Cold heading, stamping, bending, and other forming processes usually make sense when the design is stable and volumes justify tooling. These methods can be efficient for repeat production, but they require more discipline up front. If the drawing is still changing every few weeks, a highly tooled process can become expensive friction.

Sometimes the right answer is a hybrid: a machined blank with secondary operations, or a formed part with a critical machined feature. That kind of compromise is common in hardware, and it is not a bad sign. It usually means the buyer and engineer are balancing cost, precision, and delivery risk rather than chasing one perfect process.

Selection Criteria Buyers Should Actually Check

A good sourcing review goes beyond dimensions. Material compatibility matters, especially if the part sits near moisture, chemicals, heat, or dissimilar metals. Surface finish can affect corrosion resistance, appearance, and installation feel. Thread quality, edge condition, and burr control matter more than many teams expect, because hardware parts are handled by people and assembled into larger systems.

It is also worth asking how the supplier plans to inspect the part. Not every custom hardware item needs full metrology on every feature, but the critical dimensions should be defined clearly. If the drawing is vague, the manufacturing outcome will be vague too.
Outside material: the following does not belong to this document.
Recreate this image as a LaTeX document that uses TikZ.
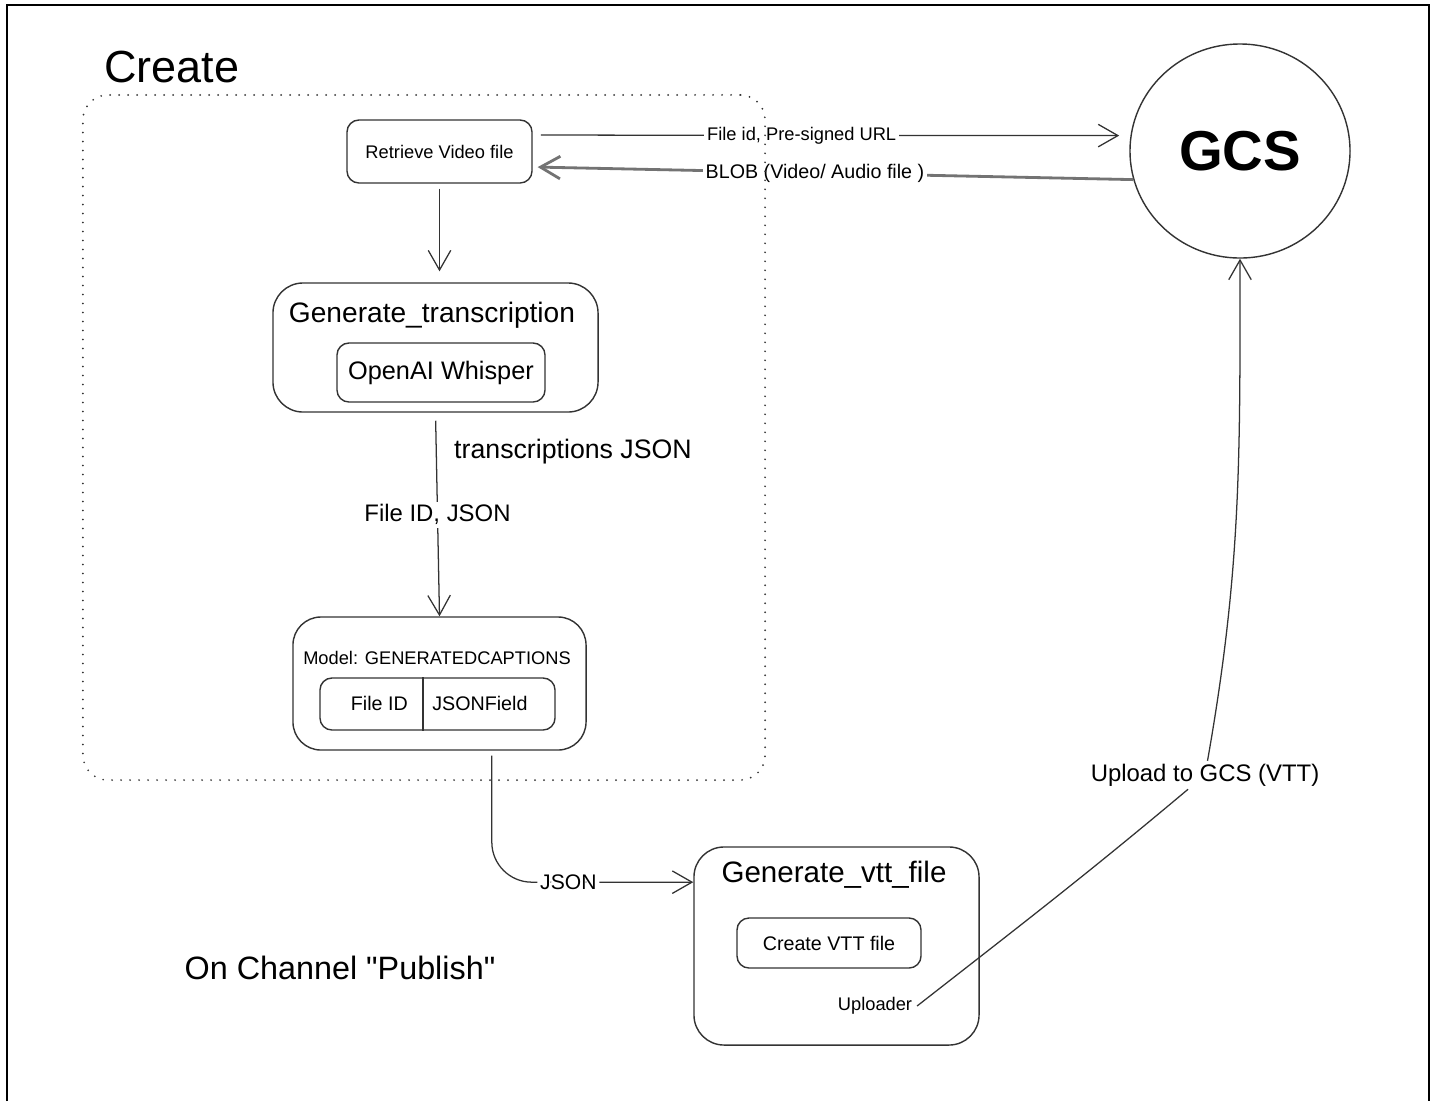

That is a buyer-facing warning that sounds obvious, yet it still causes plenty of problems.

For custom non-standard machined components, it helps to identify the functional surfaces first and separate them from non-critical cosmetic features. This gives suppliers room to manufacture efficiently without guessing where precision truly matters.

Common Mistakes That Create Delays

The most common mistake is over-specifying everything. When every edge, finish, and tolerance is treated as critical, lead time and cost usually rise without improving the product. Another mistake is under-specifying the part and assuming the supplier will interpret the design intent correctly. Hardware is small, but ambiguity scales quickly when production begins.
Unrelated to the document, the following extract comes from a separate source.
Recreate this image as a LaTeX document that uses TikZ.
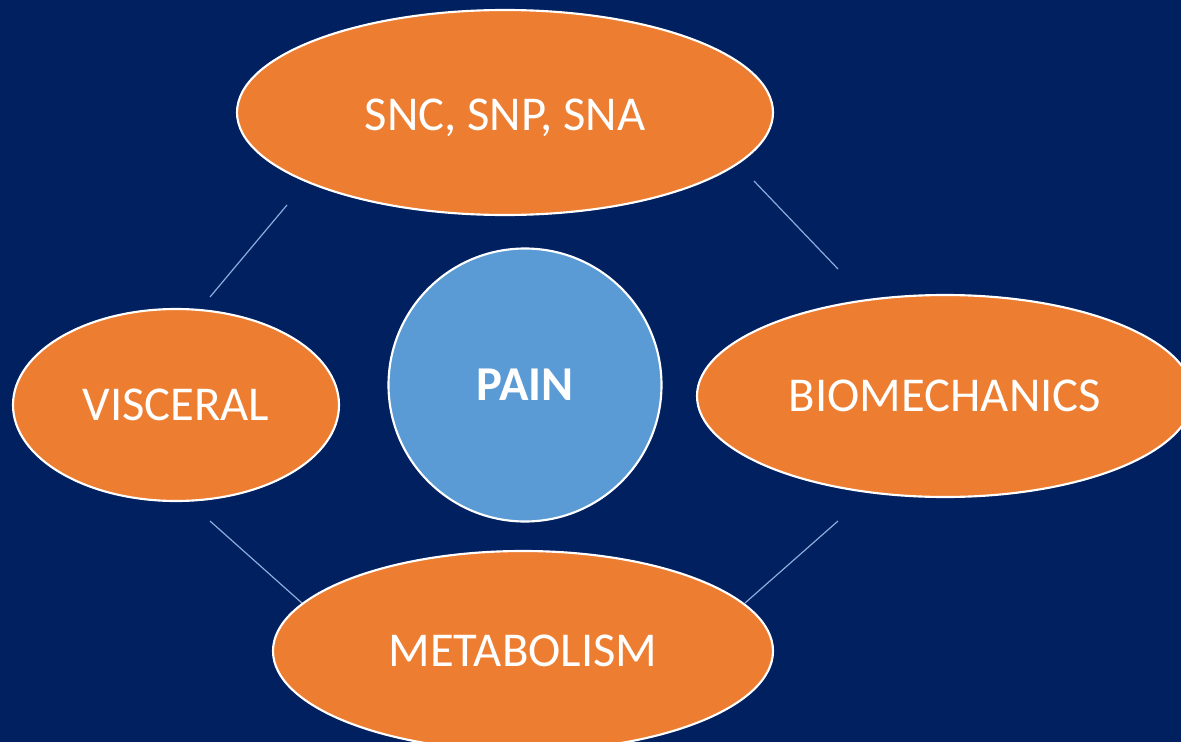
\documentclass[tikz,border=0pt]{standalone}
\usepackage{fontspec}
\setmainfont{Carlito}
\usetikzlibrary{shapes.geometric}
\definecolor{navy}{HTML}{002060}
\definecolor{orangefill}{HTML}{ED7D31}
\definecolor{bluefill}{HTML}{5B9BD5}
\definecolor{linkcol}{HTML}{8FAADC}
\tikzset{
  oval/.style={ellipse, draw=white, line width=1.6pt, fill=orangefill, inner sep=0pt,
    text=white, text depth=0pt, font=\fontsize{36.5}{40}\selectfont},
  centre/.style={circle, draw=white, line width=1.6pt, fill=bluefill, inner sep=0pt,
    text=white, text depth=0pt, font=\fontsize{36.5}{40}\selectfont\bfseries},
  link/.style={draw=linkcol, line width=0.9pt}
}
\begin{document}
\begin{tikzpicture}[x=0.75pt,y=-0.75pt]
\fill[navy] (0,0) rectangle (1181,742);
\useasboundingbox (0,0) rectangle (1181,742);
% free-floating link lines
\coordinate (l1a) at (210,297); \coordinate (l1b) at (287,205);
\coordinate (l2a) at (754,181); \coordinate (l2b) at (838,269);
\coordinate (l3a) at (210,521); \coordinate (l3b) at (303,604);
\coordinate (l4a) at (838,521); \coordinate (l4b) at (745,603);
\draw[link] (l1a) -- (l1b);
\draw[link] (l2a) -- (l2b);
\draw[link] (l3a) -- (l3b);
\draw[link] (l4a) -- (l4b);
% nodes
\node[oval, minimum width=536*0.75pt, minimum height=205*0.75pt] (top) at (505,112.5) {};
\node at (top.center) [text=white, font=\fontsize{36.5}{40}\selectfont, text depth=0pt, inner sep=0pt, yshift=-1.5pt] (toplabel) {SNC, SNP, SNA};
\node[oval, minimum width=496*0.75pt, minimum height=202*0.75pt] (right) at (945,396) {BIOMECHANICS};
\node[oval, minimum width=326*0.75pt, minimum height=192*0.75pt] (left) at (176,405) {VISCERAL};
\node[oval, minimum width=500*0.75pt, minimum height=200*0.75pt] (bottom) at (523,651) {METABOLISM};
\node[centre, minimum size=273*0.75pt] (pain) at (525,385) {PAIN};
\end{tikzpicture}
\end{document}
A third issue is forgetting the assembly context. A part can look fine on paper and still be awkward to install with gloves, difficult to orient, or prone to jamming in a jig. Practical fit is not an afterthought; it is part of the design.
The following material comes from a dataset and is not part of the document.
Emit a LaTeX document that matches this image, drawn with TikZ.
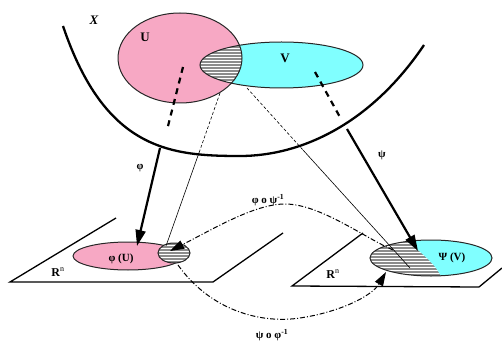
\documentclass[tikz,border=0pt]{standalone}
\usepackage{fontspec}
\setmainfont{Liberation Serif}
\usetikzlibrary{arrows.meta}
\definecolor{pinkU}{RGB}{247,168,196}
\definecolor{cyanV}{RGB}{128,255,255}
\definecolor{hatchg}{RGB}{140,140,140}
\tikzset{
  outline/.style={draw=black!85, line width=1pt},
  bigarrow/.style={line width=2.2pt, -{Triangle[length=16pt,width=10pt]}},
  thickdash/.style={line width=2.2pt, dash pattern=on 6pt off 5pt},
  thinline/.style={line width=0.6pt},
  thindash/.style={line width=0.6pt, dash pattern=on 3pt off 2pt},
  mapcurve/.style={line width=1pt, dash pattern=on 5pt off 2pt on 1pt off 2pt, -{Triangle[length=14pt,width=9pt]}},
  planeline/.style={line width=1.3pt},
  lbl/.style={inner sep=0pt, font=\fontsize{11}{13}\selectfont\bfseries},
  biglbl/.style={inner sep=0pt, font=\fontsize{13}{15}\selectfont\bfseries},
}
\begin{document}
\begin{tikzpicture}[x=1pt,y=-1pt]
\useasboundingbox (0,0) rectangle (502,355);
% centers
\coordinate (U) at (180,58);
\coordinate (V) at (281.5,65);
\coordinate (PU) at (128,256);
\coordinate (PUh) at (174,253);
\coordinate (PV) at (431,258);
% manifold curve X
\coordinate (X1) at (63,26);
\coordinate (X2) at (240,156);
\coordinate (X3) at (424,45);
\draw[line width=2.3pt] (X1) .. controls (105,150) and (170,156) .. (X2)
  .. controls (300,156) and (370,125) .. (X3);
\node[inner sep=0pt, font=\fontsize{13}{15}\selectfont\bfseries\itshape] (Xl) at (94,20) {X};
% U and V
\fill[pinkU] (U) ellipse [x radius=62pt, y radius=45pt];
\fill[cyanV] (V) ellipse [x radius=81.5pt, y radius=23pt];
\begin{scope}
  \clip (U) ellipse [x radius=62pt, y radius=45pt];
  \clip (V) ellipse [x radius=81.5pt, y radius=23pt];
  \fill[hatchg] (190,35) rectangle (250,95);
  \foreach \yy in {43,46,...,92} \draw[white, line width=1pt] (190,\yy) -- (250,\yy);
\end{scope}
\draw[outline] (U) ellipse [x radius=62pt, y radius=45pt];
\draw[outline] (V) ellipse [x radius=81.5pt, y radius=23pt];
\node[biglbl] (Ul) at (145,37) {U};
\node[biglbl] (Vl) at (285,58) {V};
% planes
\coordinate (L1) at (10,282);
\coordinate (L2) at (116,218);
\coordinate (L3) at (213,282);
\coordinate (L4) at (283,233);
\draw[planeline] (L2) -- (L1) -- (L3) -- (L4);
\coordinate (R1) at (292,286);
\coordinate (R2) at (363,233);
\coordinate (R3) at (479,287);
\coordinate (R4) at (502,268);
\draw[planeline] (R2) -- (R1) -- (R3) -- (R4);
\node[inner sep=0pt, font=\fontsize{12}{14}\selectfont] (Rl) at (58,272) {\textbf{R}\textsuperscript{n}};
\node[inner sep=0pt, font=\fontsize{12}{14}\selectfont] (Rr) at (333,274) {\textbf{R}\textsuperscript{n}};
% phi(U)
\fill[pinkU] (PU) ellipse [x radius=55pt, y radius=14pt];
\draw[outline] (PU) ellipse [x radius=55pt, y radius=14pt];
\begin{scope}
  \clip (PUh) ellipse [x radius=16pt, y radius=10pt];
  \fill[hatchg] (155,240) rectangle (195,265);
  \foreach \yy in {245,248,...,263} \draw[white, line width=1pt] (155,\yy) -- (195,\yy);
\end{scope}
\draw[outline] (PUh) ellipse [x radius=16pt, y radius=10pt];
\node[lbl] (PUl) at (121,259) {φ (U)};
% psi(V)
\begin{scope}
  \clip (PV) ellipse [x radius=61pt, y radius=18pt];
  \fill[hatchg] (365,235) rectangle (495,280);
  \foreach \yy in {243,246,...,276} \draw[white, line width=1pt] (365,\yy) -- (495,\yy);
  \fill[cyanV] (403,238) .. controls (416,248) and (428,258) .. (436,268) -- (445,282) -- (495,282) -- (495,235) -- cycle;
\end{scope}
\draw[outline] (PV) ellipse [x radius=61pt, y radius=18pt];
\node[lbl] (PVl) at (452,258) {Ψ (V)};
% chart maps phi and psi
\coordinate (a1) at (183,67);
\coordinate (a2) at (167,130);
\coordinate (a3) at (160,148);
\coordinate (a4) at (137,246);
\draw[thickdash] (a1) -- (a2);
\draw[bigarrow] (a3) -- (a4);
\node[lbl] (phil) at (140,168) {φ};
\coordinate (b1) at (315,72);
\coordinate (b2) at (341,119);
\coordinate (b3) at (347,129);
\coordinate (b4) at (418,251);
\draw[thickdash] (b1) -- (b2);
\draw[bigarrow] (b3) -- (b4);
\node[lbl] (psil) at (382,155) {ψ};
% thin projection lines
\coordinate (c1) at (220,93);
\coordinate (c2) at (200,150);
\coordinate (c3) at (166,246);
\draw[thindash] (c1) -- (c2);
\draw[thinline] (c2) -- (c3);
\coordinate (d1) at (247,88);
\coordinate (d2) at (303,150);
\coordinate (d3) at (410,268);
\draw[thindash] (d1) -- (d2);
\draw[thinline] (d2) -- (d3);
% transition maps
\coordinate (e1) at (393,250);
\coordinate (e2) at (285,204);
\coordinate (e3) at (170,251);
\draw[mapcurve] (e1) .. controls (365,238) and (320,204) .. (e2)
  .. controls (255,204) and (215,228) .. (e3);
\node[lbl] (tl1) at (268,200) {φ o ψ\textsuperscript{-1}};
\coordinate (f1) at (178,265);
\coordinate (f2) at (300,318);
\coordinate (f3) at (386,272);
\draw[mapcurve] (f1) .. controls (210,310) and (260,324) .. (f2)
  .. controls (340,312) and (372,296) .. (f3);
\node[lbl] (tl2) at (272,335) {ψ o φ\textsuperscript{-1}};
\end{tikzpicture}
\end{document}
How to Choose the Right Supplier

Look for a supplier that asks uncomfortable but useful questions: Which dimensions are truly critical? What is the expected annual demand? Is the part for prototype validation or repeat production? Can the design be simplified without losing function? Those questions usually signal a real manufacturing mindset.

You also want a partner that can support drawing review and sample iteration. For non-standard customized hardware parts, the first sample is often a learning step, not a final verdict. The best outcomes usually come from a short loop of clarification, sample review, and controlled revision rather than a single rushed quote.

Practical Takeaway for Engineering and Procurement

If your project is struggling with fit, assembly, or supply stability, custom hardware may be the right move. But treat it as a manufacturing decision, not just a design preference. The right part should solve a clear problem, be manufacturable at the needed volume, and be specified tightly enough that suppliers can quote and build it without guessing.

For teams early in the process, the next step is simple: map the function of the part, identify the critical dimensions, and decide which process family matches the expected volume. From there, a capable supplier can help turn a rough concept into a repeatable component rather than a one-off workaround.

FAQ

Are custom hardware parts always more expensive?

Not always. They can reduce assembly time, part count, and rework. The total system cost may be lower even if the unit price is higher.

Do custom parts only make sense at high volume?

No. Low-volume projects often use custom hardware when standard parts simply do not fit the design. The process choice just needs to match the volume.

What should be prepared before requesting a quote?

A clear drawing, material intent, quantity range, application notes, and a short list of critical dimensions. That gives suppliers enough context to quote responsibly.